Still, as Hannah writes in "An Elegy for Bells," "There are two sides to everything:/The ring and its ghost, the one/calling and the one called." In "Azrael (Angel of Death)," she conjures the subject in his many guises (lawyer, social worker, hospice nurse), but when she describes him as the lover her mother has "whored...married and divorced," the poem takes on a chillingly prescient tone: while Renee Rothbein may have died of a brain tumor, she was no stranger to suicide attempts. Indeed, Hannah writes that her mother had "always wanted/a brain tumor, some definitive (read: physical)/Disease people will breathe above a whisper". And in "Threepence, Great Britain, 1943," she creates a biography of her mother in immaculately composed tercets, revealing how Renee's "mum went funny,/Locked up and electroshocked, clamped down/On a bit to save her tongue."

Mental illness isn't the only ghostly presence in the collection, either. Section II, "In the Old House," addresses the abode pictured on the book cover, an ivy-covered cottage with three leaded windows facing out. It is a storybook house, and as in most fairy tales, it possesses a dark side.

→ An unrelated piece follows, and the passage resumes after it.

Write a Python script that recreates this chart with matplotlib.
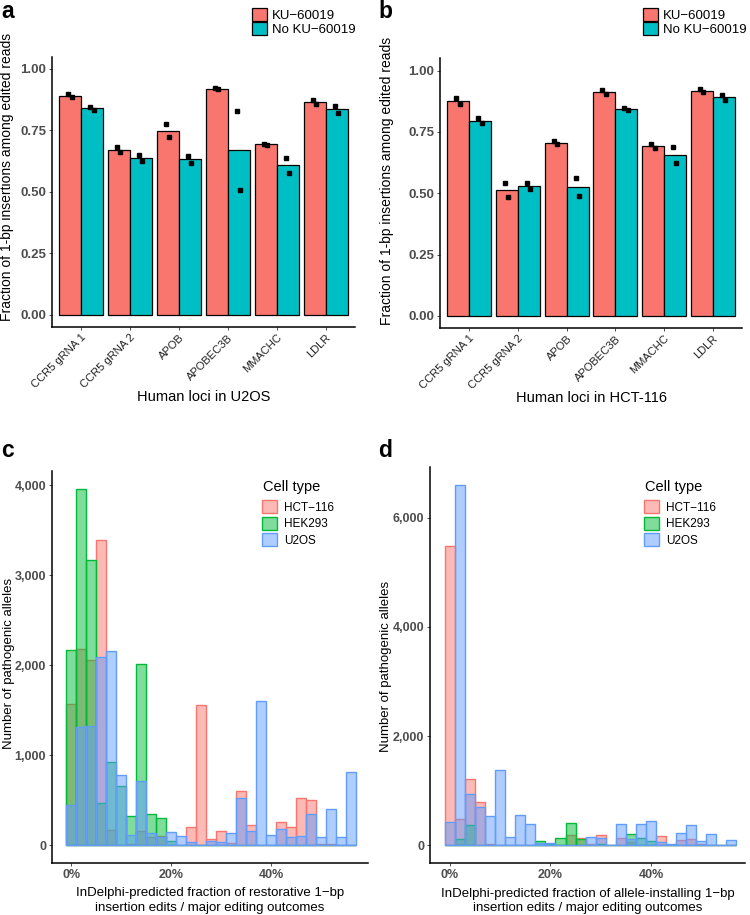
import matplotlib
matplotlib.use('Agg')
import matplotlib.pyplot as plt
from matplotlib.patches import Patch
from matplotlib.colors import to_rgba
import numpy as np

plt.rcParams['font.family'] = ['Liberation Sans', 'DejaVu Sans']

# ---- data: panels a / b (two replicates per locus and condition) ----
loci = ['CCR5 gRNA 1', 'CCR5 gRNA 2', 'APOB', 'APOBEC3B', 'MMACHC', 'LDLR']
conditions = ['KU\u221260019', 'No KU\u221260019']

u2os_ku = [[0.897, 0.886], [0.682, 0.663], [0.775, 0.722],
           [0.924, 0.917], [0.696, 0.691], [0.875, 0.858]]
u2os_noku = [[0.845, 0.835], [0.650, 0.627], [0.648, 0.618],
             [0.831, 0.509], [0.640, 0.579], [0.851, 0.820]]
hct_ku = [[0.888, 0.864], [0.541, 0.485], [0.711, 0.702],
          [0.919, 0.906], [0.702, 0.683], [0.925, 0.911]]
hct_noku = [[0.806, 0.786], [0.542, 0.519], [0.564, 0.488],
            [0.847, 0.840], [0.688, 0.622], [0.902, 0.879]]

# ---- data: panels c / d (histogram counts, 2% bins centred at 0..56%) ----
bin_centers = list(range(0, 58, 2))
cell_types = ['HCT\u2212116', 'HEK293', 'U2OS']

c_hct = [1570, 2180, 2060, 3390, 175, 10, 15, 160, 90, 110, 5, 0, 210, 1560, 70,
         165, 25, 600, 225, 0, 0, 260, 210, 530, 505, 15, 15, 0, 0]
c_hek = [2165, 3960, 3165, 470, 925, 655, 330, 2010, 350, 300, 50, 0, 0, 0, 0,
         0, 0, 0, 0, 0, 0, 0, 0, 0, 0, 0, 0, 0, 0]
c_u2os = [450, 1310, 1330, 2090, 2160, 785, 120, 720, 135, 90, 145, 110, 35, 5, 55,
          35, 135, 525, 165, 1605, 120, 180, 95, 110, 350, 95, 405, 95, 810]

d_hct = [5475, 475, 1210, 790, 20, 5, 0, 10, 0, 0, 0, 0, 195, 130, 15,
         180, 0, 140, 60, 0, 0, 175, 0, 92, 110, 20, 0, 0, 0]
d_hek = [0, 120, 375, 0, 0, 5, 0, 10, 0, 75, 20, 140, 410, 110, 0,
         15, 0, 10, 200, 125, 70, 0, 0, 0, 0, 0, 0, 0, 0]
d_u2os = [435, 6600, 930, 695, 530, 1385, 155, 560, 397, 45, 45, 5, 0, 0, 150,
          135, 10, 385, 110, 395, 445, 55, 15, 226, 362, 79, 200, 5, 104]

RED, TEAL = '#F8766D', '#00BFC4'
cell_colors = ['#F8766D', '#00BA38', '#619CFF']
TICK_GRAY = '#4D4D4D'

W, H = 750, 915
fig = plt.figure(figsize=(W / 100, H / 100), dpi=100)


def px_axes(left, top, right, bottom):
    return fig.add_axes([left / W, 1 - bottom / H, (right - left) / W, (bottom - top) / H])


def style_axes(ax, tick_size):
    for s in ['top', 'right']:
        ax.spines[s].set_visible(False)
    for s in ['left', 'bottom']:
        ax.spines[s].set_linewidth(1.1)
    ax.tick_params(length=2.5, width=0.6, color='#333333', pad=1.5)
    for lab in ax.get_yticklabels():
        lab.set_fontsize(tick_size)
        lab.set_fontweight('bold')
        lab.set_color(TICK_GRAY)


def place_labels(ax, xy, yx, yy):
    ax.xaxis.label.set_va('center')
    ax.xaxis.set_label_coords(0.5, xy)
    ax.yaxis.label.set_va('center')
    ax.yaxis.set_label_coords(yx, yy)


def bar_panel(ax, ku, noku, xlabel):
    x = np.arange(1, len(loci) + 1)
    w = 0.45
    ax.bar(x - w / 2, [np.mean(r) for r in ku], w, color=RED, edgecolor='black', lw=0.9)
    ax.bar(x + w / 2, [np.mean(r) for r in noku], w, color=TEAL, edgecolor='black', lw=0.9)
    jitter = np.array([-0.04, 0.03])
    for i in range(len(loci)):
        ax.plot(x[i] - w / 2 + jitter, ku[i], 's', color='black', ms=2.8)
        ax.plot(x[i] + w / 2 + jitter, noku[i], 's', color='black', ms=2.8)
    ax.set_xlim(0.4, 6.6)
    ax.set_ylim(-0.049, 1.05)
    ax.set_yticks([0, 0.25, 0.5, 0.75, 1.0])
    ax.set_yticklabels(['%.2f' % v for v in [0, 0.25, 0.5, 0.75, 1.0]])
    ax.set_xticks(x)
    ax.set_xticklabels(loci, rotation=45, ha='right', va='top',
                       rotation_mode='anchor', fontsize=8, color='#222222')
    style_axes(ax, 9.5)
    ax.set_xlabel(xlabel, fontsize=10.5)
    ax.set_ylabel('Fraction of 1-bp insertions among edited reads', fontsize=10)


def hist_panel(ax, series, yticks, ylim, xlim, xlabel):
    for vals, col in zip(series, cell_colors):
        ax.bar(bin_centers, vals, 2.0, color=to_rgba(col, 0.5), edgecolor=col, lw=1.0)
    ax.set_xlim(*xlim)
    ax.set_ylim(*ylim)
    ax.set_yticks(yticks)
    ax.set_yticklabels(['{:,}'.format(v) for v in yticks])
    ax.set_xticks([0, 20, 40])
    ax.set_xticklabels(['0%', '20%', '40%'], fontsize=9, fontweight='bold', color=TICK_GRAY)
    style_axes(ax, 9)
    ax.set_xlabel(xlabel, fontsize=9.5, linespacing=1.25)
    ax.set_ylabel('Number of pathogenic alleles', fontsize=9.5)


axa = px_axes(51.7, 56.7, 355, 327)
axb = px_axes(440, 58.3, 742, 328)
axc = px_axes(51.7, 470.7, 368.3, 863.3)
axd = px_axes(430, 466.7, 745, 863.3)

bar_panel(axa, u2os_ku, u2os_noku, 'Human loci in U2OS')
place_labels(axa, -0.259, -0.146, 0.555)
bar_panel(axb, hct_ku, hct_noku, 'Human loci in HCT-116')
place_labels(axb, -0.259, -0.176, 0.545)

hist_panel(axc, [c_hct, c_hek, c_u2os], [0, 1000, 2000, 3000, 4000], (-198, 4160),
           (-3.9, 59.4),
           'InDelphi-predicted fraction of restorative 1\u2212bp\ninsertion edits / major editing outcomes')
place_labels(axc, -0.095, -0.135, 0.51)
hist_panel(axd, [d_hct, d_hek, d_u2os], [0, 2000, 4000, 6000], (-330, 6930),
           (-3.95, 58.7),
           'InDelphi-predicted fraction of allele-installing 1\u2212bp\ninsertion edits / major editing outcomes')
place_labels(axd, -0.095, -0.14, 0.497)

# legends
bar_handles = [Patch(facecolor=c, edgecolor='black', lw=0.9) for c in [RED, TEAL]]
for left in [252, 643]:
    fig.legend(bar_handles, conditions, loc='upper left',
               bbox_to_anchor=(left / W, 1 - 8.5 / H), frameon=False, fontsize=9.5,
               handlelength=1.15, handleheight=1.1, labelspacing=0.0,
               handletextpad=0.35, borderpad=0, borderaxespad=0)

hist_handles = [Patch(facecolor=to_rgba(c, 0.5), edgecolor=c, lw=1.0) for c in cell_colors]
for left in [262, 644]:
    fig.text((left + 1) / W, 1 - 487 / H, 'Cell type', fontsize=10.5, va='center')
    fig.legend(hist_handles, cell_types, loc='upper left',
               bbox_to_anchor=(left / W, 1 - 500 / H), frameon=False, fontsize=8.5,
               handlelength=1.3, handleheight=1.35, labelspacing=0.25,
               handletextpad=0.6, borderpad=0, borderaxespad=0)

# panel letters
for lab, xp, yp in [('a', 1, 18), ('b', 378, 18), ('c', 1, 457), ('d', 378, 457)]:
    fig.text(xp / W, 1 - yp / H, lab, fontsize=16.5, fontweight='bold', va='baseline')

plt.savefig('out.png', dpi=100)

In one poem, "[t]he house does not forgive you," while in another "There is a backward world/Figured in the coldest state/of staring through the pane". "Progressive Dreaming" finds the speaker entering "the old house like a skilled burglar" and flitting through it, wraith-like, to find a dress that belonged to the woman who lived there before; the speaker knows that although the dress will fit, "it cannot be removed." Ultimately both the speaker and her mother haunt the house where they once dwelled, just as the "land plowed by tractors/Is haunted by oaks, by the circling/Protests of sparrows unnested." The urgency with which Hannah enjoins us to consider the prior history of both animate and inanimate objects (trees, houses) forces us to view the world through new eyes, to see everything around us as constantly blooming and decaying.

Hannah's wry wit, however, ensures that the poems never wallow in the despair that her subjects might suggest. "Common Creeping Thyme" places the speaker and her mother in a hospital room where they "wait and curse/While aides placate [them] with stale crackers/and CranGrape juice." She describes Westwood Lodge, a New England mental institution where her mother periodically stayed, as a "perennial/Resort.../Where Sexton strolled through noon, made moccasins,/And danced in a circle". Later in the same poem, the college-age speaker notes that "God's a white grub./He ate the lawn, but we can't afford to exterminate him". In a macabre play on "The 12 Days of Christmas," she even depicts her mother's death rattles as "two woodpeckers out of synch;/Three geese choking on crabgrass," and employs the formality of end-rhymed couplets in "Blessed Thistle" to play with Shakespearean language in a contemporary context. "The Missing Ingredient" provides the coup de grace, its accomplished use of acrostics transcending the merely clever to make a statement about a crucial aspect of depression. Hannah ends the collection with what she calls "Cantankerous Author's Notes," and these droll comments on literary allusions and references further underline that we have lost not only an extraordinary poet but also a simultaneously self-deprecating and well-read woman.